PETALING JAYA, 21 September: Bank Negara Malaysia (BNM), which shot down a proposal to extend the maximum housing loan tenure to 40 years, yesterday also rubbished claims that access to financing was the main woe for affordable housing buyers.
It instead called for resolution of fundamental issues such as affordability and the shortage of supply of reasonably priced houses.
The central bank said the maximum housing loan tenure of 35 years is more than sufficient for borrowers to settle their housing loans by their retirement age, adding that a longer tenure would further add to the total cost of financing without significant improvements in the affordability of one’s monthly instalment.
Last week SunBiz reported that agencies entrusted with managing affordable housing projects were finding it difficult to sell, because housebuyers were not able to secure loans.
Both the Selangor Housing and Property Board (LPHS) and Perumahan Rakyat 1Malaysia (PR1MA) told SunBiz that they were in discussion with BNM on the matter of financing.
Rumah Selangorku houses are priced up to RM250,000 each, while PR1MA homes are going for up to RM400,000.

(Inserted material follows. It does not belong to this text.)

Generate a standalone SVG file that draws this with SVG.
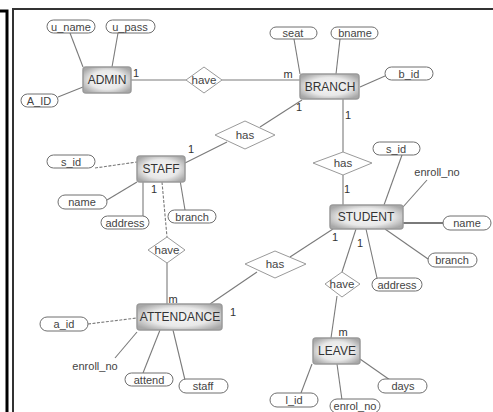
<svg xmlns="http://www.w3.org/2000/svg" width="493" height="412" viewBox="0 0 493 412">
<defs>
<radialGradient id="eg" cx="0.5" cy="0.5" r="0.6">
<stop offset="0" stop-color="#f6f6f6"/>
<stop offset="0.6" stop-color="#e8e8e8"/>
<stop offset="1" stop-color="#a8a8a8"/>
</radialGradient>
</defs>
<style>
.ent rect{fill:url(#eg);stroke:#9a9a9a;stroke-width:1.5}
.ent text{font-family:"Liberation Sans",Arial,sans-serif;font-size:12px;fill:#333;text-anchor:middle;dominant-baseline:central}
.att rect{fill:#fff;stroke:#6f6f6f;stroke-width:1}
.att text{font-family:"Liberation Sans",Arial,sans-serif;font-size:11px;fill:#444;text-anchor:middle;dominant-baseline:central}
.rel polygon{fill:#fff;stroke:#9a9a9a;stroke-width:1}
.rel text{font-family:"Liberation Sans",Arial,sans-serif;font-size:11.5px;fill:#444;text-anchor:middle;dominant-baseline:central}
.conn line{stroke:#7a7a7a;stroke-width:1.1}
.conn .d{stroke-dasharray:3 1.5}
.card{font-family:"Liberation Sans",Arial,sans-serif;font-size:11px;fill:#333;text-anchor:middle;dominant-baseline:central}
</style>
<rect width="493" height="412" fill="#fff"/>
<g id="frame">
<path d="M0 11 H7 V412" fill="none" stroke="#000" stroke-width="3"/>
<path d="M13 412 V9 H493" fill="none" stroke="#333" stroke-width="2"/>
</g>
<g id="connectors" class="conn">
<line x1="83" y1="67" x2="70" y2="33"/>
<line x1="112" y1="67" x2="118" y2="33"/>
<line x1="83" y1="87" x2="58" y2="97"/>
<line x1="131" y1="80" x2="186" y2="80"/>
<line x1="222" y1="80" x2="300" y2="80"/>
<line x1="294" y1="39" x2="300" y2="74"/>
<line x1="340" y1="39" x2="336" y2="74"/>
<line x1="360" y1="87" x2="385" y2="76"/>
<line x1="302" y1="100" x2="260" y2="127"/>
<line x1="227" y1="142" x2="185" y2="163"/>
<line x1="343" y1="99" x2="343" y2="152"/>
<line x1="343" y1="175" x2="343" y2="205"/>
<line class="d" x1="95" y1="168" x2="137" y2="162"/>
<line x1="107" y1="200" x2="137" y2="182"/>
<line x1="143" y1="182" x2="143" y2="220"/>
<line x1="180" y1="180" x2="185" y2="210"/>
<line class="d" x1="162" y1="182" x2="167" y2="237"/>
<line x1="167" y1="263" x2="167" y2="304"/>
<line class="d" x1="88" y1="324" x2="137" y2="318"/>
<line x1="115" y1="358" x2="137" y2="332"/>
<line x1="143" y1="373" x2="160" y2="330"/>
<line x1="185" y1="380" x2="173" y2="330"/>
<line x1="210" y1="304" x2="257" y2="272"/>
<line x1="290" y1="257" x2="333" y2="229"/>
<line x1="402" y1="155" x2="384" y2="205"/>
<line x1="427" y1="180" x2="403" y2="207"/>
<line x1="403" y1="223" x2="443" y2="223" style="stroke-width:1.8"/>
<line x1="385" y1="229" x2="428" y2="259"/>
<line x1="366" y1="229" x2="377" y2="278"/>
<line x1="356" y1="229" x2="342" y2="272"/>
<line x1="337" y1="296" x2="331" y2="338"/>
<line x1="312" y1="364" x2="301" y2="393"/>
<line x1="337" y1="364" x2="342" y2="400"/>
<line x1="360" y1="359" x2="390" y2="380"/>
</g>
<g id="cards">
<text class="card" x="136" y="73">1</text>
<text class="card" x="288" y="74">m</text>
<text class="card" x="299" y="107">1</text>
<text class="card" x="348" y="115">1</text>
<text class="card" x="191" y="149">1</text>
<text class="card" x="154" y="189">1</text>
<text class="card" x="347" y="189">1</text>
<text class="card" x="173" y="299">m</text>
<text class="card" x="233" y="312">1</text>
<text class="card" x="335" y="237">1</text>
<text class="card" x="360" y="243">1</text>
<text class="card" x="343" y="332">m</text>
</g>
<g id="rel-admin-branch" class="rel"><polygon points="186,80 204,67 222,80 204,93"/><text x="204" y="80">have</text></g>
<g id="rel-staff-branch" class="rel"><polygon points="215,135 245,121 275,135 245,149"/><text x="245" y="135">has</text></g>
<g id="rel-branch-student" class="rel"><polygon points="313,163 343,152 372,163 343,175"/><text x="343" y="163">has</text></g>
<g id="rel-staff-att" class="rel"><polygon points="148,250 167,237 185,250 167,263"/><text x="167" y="250">have</text></g>
<g id="rel-student-att" class="rel"><polygon points="245,264 275,251 306,264 275,278"/><text x="275" y="264">has</text></g>
<g id="rel-student-leave" class="rel"><polygon points="325,284 342,272 360,284 342,297"/><text x="342" y="284">have</text></g>
<g id="admin" class="ent"><rect x="83" y="67" width="48" height="26" rx="3"/><text x="107" y="80">ADMIN</text></g>
<g id="branch" class="ent"><rect x="300" y="74" width="59" height="25" rx="3"/><text x="330" y="87">BRANCH</text></g>
<g id="staff" class="ent"><rect x="137" y="156" width="48" height="26" rx="3"/><text x="161" y="169">STAFF</text></g>
<g id="student" class="ent"><rect x="330" y="205" width="73" height="24" rx="3"/><text x="366" y="217">STUDENT</text></g>
<g id="attendance" class="ent"><rect x="137" y="304" width="85" height="26" rx="3"/><text x="180" y="317">ATTENDANCE</text></g>
<g id="leave" class="ent"><rect x="313" y="338" width="47" height="26" rx="3"/><text x="337" y="351">LEAVE</text></g>
<g id="a-u_name" class="att"><rect x="47" y="20" width="48" height="13" rx="6.5"/><text x="71" y="26.5">u_name</text></g>
<g id="a-u_pass" class="att"><rect x="106" y="20" width="49" height="13" rx="6.5"/><text x="130" y="26.5">u_pass</text></g>
<g id="a-A_ID" class="att"><rect x="21" y="94" width="37" height="13" rx="6.5"/><text x="39" y="100.5">A_ID</text></g>
<g id="a-seat" class="att"><rect x="270" y="27" width="47" height="12" rx="6"/><text x="293" y="33">seat</text></g>
<g id="a-bname" class="att"><rect x="331" y="27" width="47" height="12" rx="6"/><text x="355" y="33">bname</text></g>
<g id="a-b_id" class="att"><rect x="385" y="67" width="48" height="13" rx="6.5"/><text x="409" y="73.5">b_id</text></g>
<g id="a-staff-s_id" class="att"><rect x="47" y="155" width="48" height="13" rx="6.5"/><text x="71" y="161.5">s_id</text></g>
<g id="a-staff-name" class="att"><rect x="58" y="195" width="49" height="14" rx="7"/><text x="82" y="202">name</text></g>
<g id="a-staff-address" class="att"><rect x="101" y="216" width="48" height="13" rx="6.5"/><text x="125" y="222.5">address</text></g>
<g id="a-staff-branch" class="att"><rect x="168" y="210" width="48" height="13" rx="6.5"/><text x="192" y="216.5">branch</text></g>
<g id="a-stu-s_id" class="att"><rect x="373" y="142" width="47" height="13" rx="6.5"/><text x="396" y="148.5">s_id</text></g>
<g id="a-stu-enroll_no" class="att"><rect x="413" y="166" width="48" height="13" rx="6.5" style="stroke:none"/><text x="437" y="172">enroll_no</text></g>
<g id="a-stu-name" class="att"><rect x="443" y="216" width="48" height="14" rx="7"/><text x="467" y="223">name</text></g>
<g id="a-stu-branch" class="att"><rect x="428" y="253" width="49" height="14" rx="7"/><text x="452" y="260">branch</text></g>
<g id="a-stu-address" class="att"><rect x="372" y="278" width="50" height="13" rx="6.5"/><text x="397" y="284.5">address</text></g>
<g id="a-a_id" class="att"><rect x="40" y="317" width="48" height="14" rx="7"/><text x="64" y="324">a_id</text></g>
<g id="a-att-enroll_no" class="att"><rect x="72" y="360" width="46" height="13" rx="6.5" style="stroke:none"/><text x="95" y="366">enroll_no</text></g>
<g id="a-attend" class="att"><rect x="125" y="373" width="48" height="13" rx="6.5"/><text x="149" y="379.5">attend</text></g>
<g id="a-staff" class="att"><rect x="179" y="379" width="49" height="14" rx="7"/><text x="203" y="386">staff</text></g>
<g id="a-l_id" class="att"><rect x="270" y="393" width="48" height="14" rx="7"/><text x="294" y="400">l_id</text></g>
<g id="a-enrol_no" class="att"><rect x="330" y="399" width="50" height="14" rx="7"/><text x="355" y="406">enrol_no</text></g>
<g id="a-days" class="att"><rect x="378" y="379" width="49" height="14" rx="7"/><text x="403" y="386">days</text></g>
</svg>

The central bank, however, looks to be firm on its stand of sticking to responsible lending guidelines.
BNM said responsible financing guidelines serve to protect individuals’ interests so they borrow within their capacity to repay the loans throughout its tenure.
“This is to prevent borrowers from falling into financial hardship due to an excessive debt burden that may lead to foreclosures which will undermine the objective of house ownership,” the central bank said.
BNM cited outstanding housing loans figures as at July 2016 growing 10.1% year-on-year, totalling RM460.2 billion.
It said about 75%, or 1.5 million borrowers, with housing loans are first-time housebuyers.
The statement was silent on a recent proposal by the Urban Wellbeing, Housing, and Local Government Minister Tan Sri Noh Omar to allow housing developers to lend to housebuyers to make up for a “ gap” in end-financing offered by banks.
Real Estate and Housing Developers Association Malaysia recently stated that most banks are giving 75% to 80% end-financing currently.
Association of Banks in Malaysia (ABM) and Association of Islamic Banking Institutions Malaysia (AIBIM) in a joint statement yesterday said a recent survey showed that the top reasons for rejection of home financing applications are applicants having a high debt service ratio; an adverse credit history; insufficient income; and weak documentation/banking records to support the application.
Generally, an evaluation of any application for financing would be based on how an applicant matches up to a set of criteria encompassing five broad areas namely – character, capacity, collateral, conditions, and capital.